Caracal Reports spoke to newcomer candidates Rita Conerly (City of Champaign Township Supervisor), Justin Micháel Hendrix (Champaign City Council District 3, write-in candidate), and Meghan McDonald (Urbana City Council Ward 5) about the intimidation and antagonism they faced from elected officials within the Champaign County Democratic Party (read here).

More recently, former Urbana City Council member, Esther Patt used her connections within the City to obtain confidential information about police complaints made to the Civilian Police Review Board (CPRB) (read here). She publicly disclosed the information in an attempt to damage the reputation of a newcomer candidate, who is running in opposition to her candidate of choice.

In another instance, Phyllis Clark, the current Urbana City Clerk filmed her campaign video in what looks appears to be the City Clerk’s office.

Phyllis Clark was chosen by Mayor Diane Marlin to fill the City Clerk position after the resignation of Charlie Smyth in 2020. Clark is running against Titiana Ammons for the position of City Clerk in this coming election.

Both the Urbana Employee Ethics Ordinance and the Illinois Employee Ethics Act prohibit using City and State property or resources for the benefit of any campaign for elective office.

It is unclear who performed the filming of Clark’s campaign video but the City Building has been closed to the public since the start of the pandemic.

Clark’s campaign video has since been removed from her Facebook campaign page but is available below.

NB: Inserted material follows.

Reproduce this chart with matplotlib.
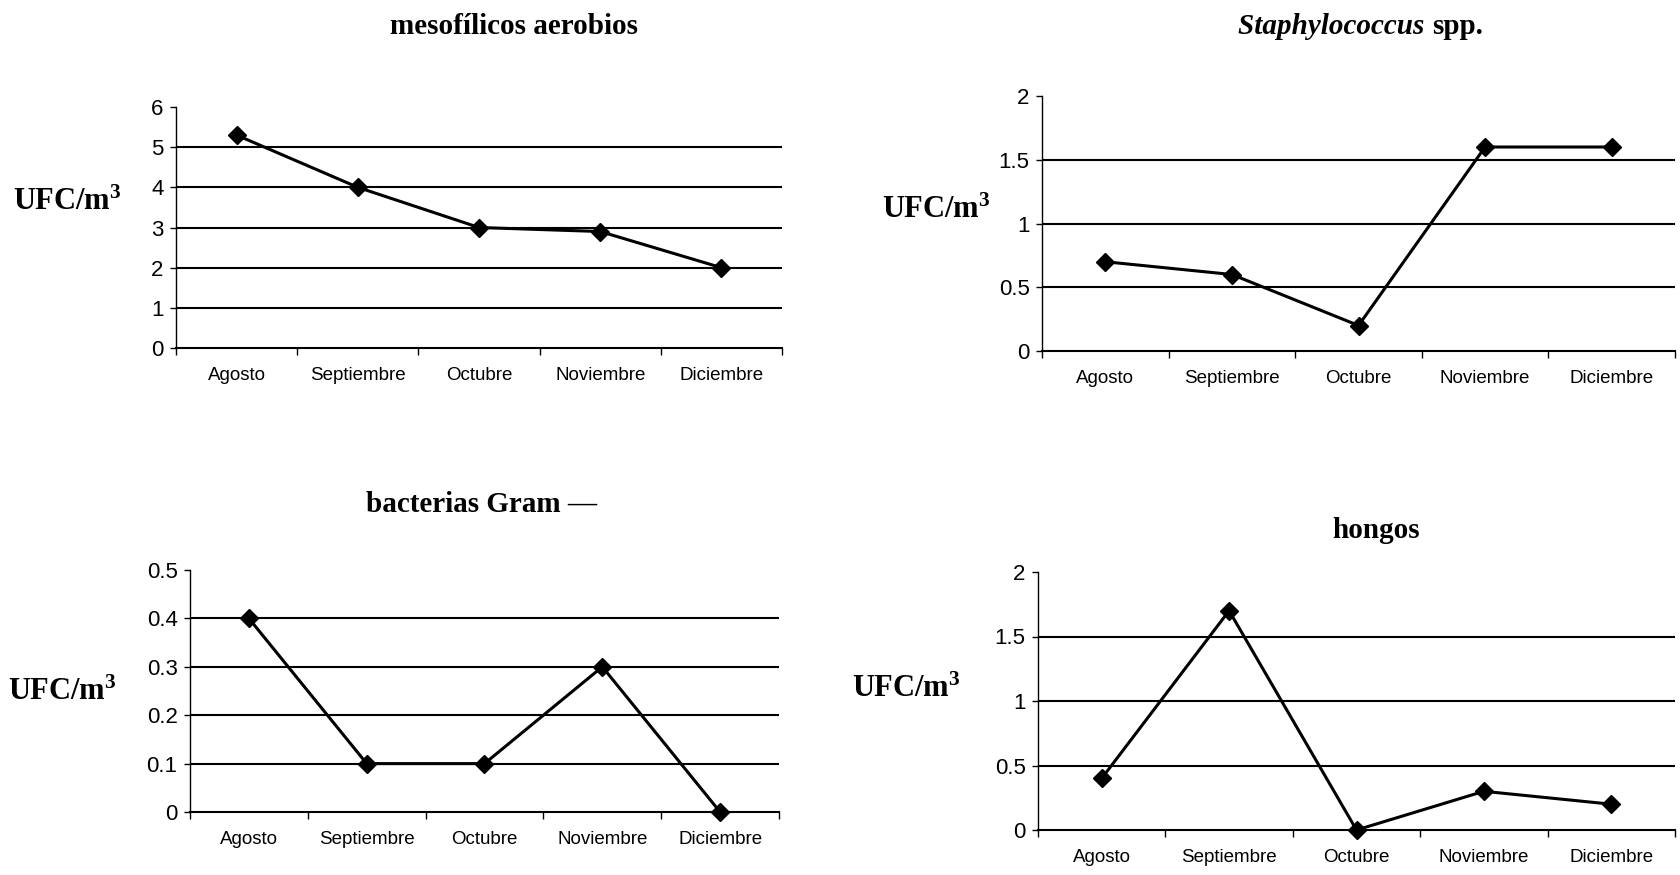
import matplotlib
matplotlib.use("Agg")
import matplotlib.pyplot as plt
from matplotlib.ticker import FixedLocator, FuncFormatter
import numpy as np

months = ["Agosto", "Septiembre", "Octubre", "Noviembre", "Diciembre"]

mesofilicos = [5.3, 4.0, 3.0, 2.9, 2.0]
staphylococcus = [0.7, 0.6, 0.2, 1.6, 1.6]
gram_neg = [0.4, 0.1, 0.1, 0.3, 0.0]
hongos = [0.4, 1.7, 0.0, 0.3, 0.2]

yticks_meso = [0, 1, 2, 3, 4, 5, 6]
yticks_staph = [0, 0.5, 1, 1.5, 2]
yticks_gram = [0, 0.1, 0.2, 0.3, 0.4, 0.5]
yticks_hongos = [0, 0.5, 1, 1.5, 2]

plt.rcParams["mathtext.fontset"] = "custom"
plt.rcParams["mathtext.rm"] = "Liberation Serif:bold"
plt.rcParams["mathtext.bf"] = "Liberation Serif:bold"
plt.rcParams["mathtext.it"] = "Liberation Serif:bold:italic"

W, H = 1680, 875
fig = plt.figure(figsize=(W / 100, H / 100), dpi=100)
fig.patch.set_facecolor("white")

SANS = "Liberation Sans"
SERIF = "Liberation Serif"
TITLE_SIZE = 21


def px_rect(l, r, t, b):
    return [l / W, 1 - b / H, (r - l) / W, (b - t) / H]


def panel(rect, values, yticks, title_xy, title, ylab_xy, italic_title=None):
    ax = fig.add_axes(rect)
    x = np.arange(len(months))
    ax.plot(x, values, color="black", lw=2.2, marker="D", ms=9,
            markerfacecolor="black", markeredgecolor="black", zorder=5,
            clip_on=False)
    ax.set_xlim(-0.5, len(months) - 0.5)
    ax.set_ylim(yticks[0], yticks[-1])
    # y ticks
    ax.yaxis.set_major_locator(FixedLocator(yticks))
    ax.yaxis.set_major_formatter(FuncFormatter(lambda v, p: "%g" % v))
    ax.tick_params(axis="y", direction="out", length=4, width=1, pad=5,
                   labelsize=16, colors="black")
    for lab in ax.get_yticklabels():
        lab.set_fontfamily(SANS)
    # gridlines except top
    for yv in yticks[1:-1]:
        ax.axhline(yv, color="black", lw=1.5, zorder=1)
    # x ticks: marks at boundaries, labels at centers
    ax.xaxis.set_major_locator(FixedLocator(np.arange(-0.5, len(months), 1.0)))
    ax.xaxis.set_major_formatter(FuncFormatter(lambda v, p: ""))
    ax.xaxis.set_minor_locator(FixedLocator(x))
    ax.set_xticklabels(months, minor=True)
    ax.tick_params(axis="x", which="major", direction="out", length=5, width=1)
    ax.tick_params(axis="x", which="minor", length=0, pad=14, labelsize=13.5)
    for lab in ax.get_xticklabels(minor=True):
        lab.set_fontfamily(SANS)
    for s in ["top", "right"]:
        ax.spines[s].set_visible(False)
    ax.spines["left"].set_linewidth(1.0)
    ax.spines["bottom"].set_linewidth(1.5)
    ax.set_facecolor("none")
    # title
    tx, ty = title_xy
    if italic_title is None:
        fig.text(tx / W, 1 - ty / H, title, ha="center", va="center",
                 fontfamily=SERIF, fontweight="bold", fontsize=TITLE_SIZE)
    else:
        it, rest = italic_title
        fig.text(tx / W, 1 - ty / H, it + " ", ha="right", va="center",
                 fontfamily=SERIF, fontweight="bold", fontstyle="italic",
                 fontsize=TITLE_SIZE)
        fig.text(tx / W, 1 - ty / H, rest, ha="left", va="center",
                 fontfamily=SERIF, fontweight="bold", fontsize=TITLE_SIZE)
    lx, ly = ylab_xy
    fig.text(lx / W, 1 - ly / H, r"UFC/m$^{\mathbf{3}}$", ha="center",
             va="center", fontfamily=SERIF, fontweight="bold", fontsize=22)
    return ax


panel(px_rect(176, 782, 107, 348), mesofilicos, yticks_meso, (514, 27),
      "mesofílicos aerobios", (67, 202))
panel(px_rect(1042, 1675, 96, 351), staphylococcus, yticks_staph, (1432, 27),
      None, (936, 210), italic_title=("Staphylococcus", "spp."))
panel(px_rect(190, 779, 570, 812), gram_neg, yticks_gram, (482, 505),
      "bacterias Gram —", (62, 692))
panel(px_rect(1038, 1675, 572, 830), hongos, yticks_hongos, (1376, 530),
      "hongos", (906, 689))

fig.savefig("out.png", dpi=100, facecolor="white")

Many of the first-time candidates for the Champaign-Urbana 2021 Municipal Elections are community activists, watchdogs, and volunteers. They are running for office to give voices to marginalized communities in our cities.

It is concerning that the entrenched political powers are getting away with violating laws regarding political activities, further propagating the inequalities in political power and representation in Champaign County.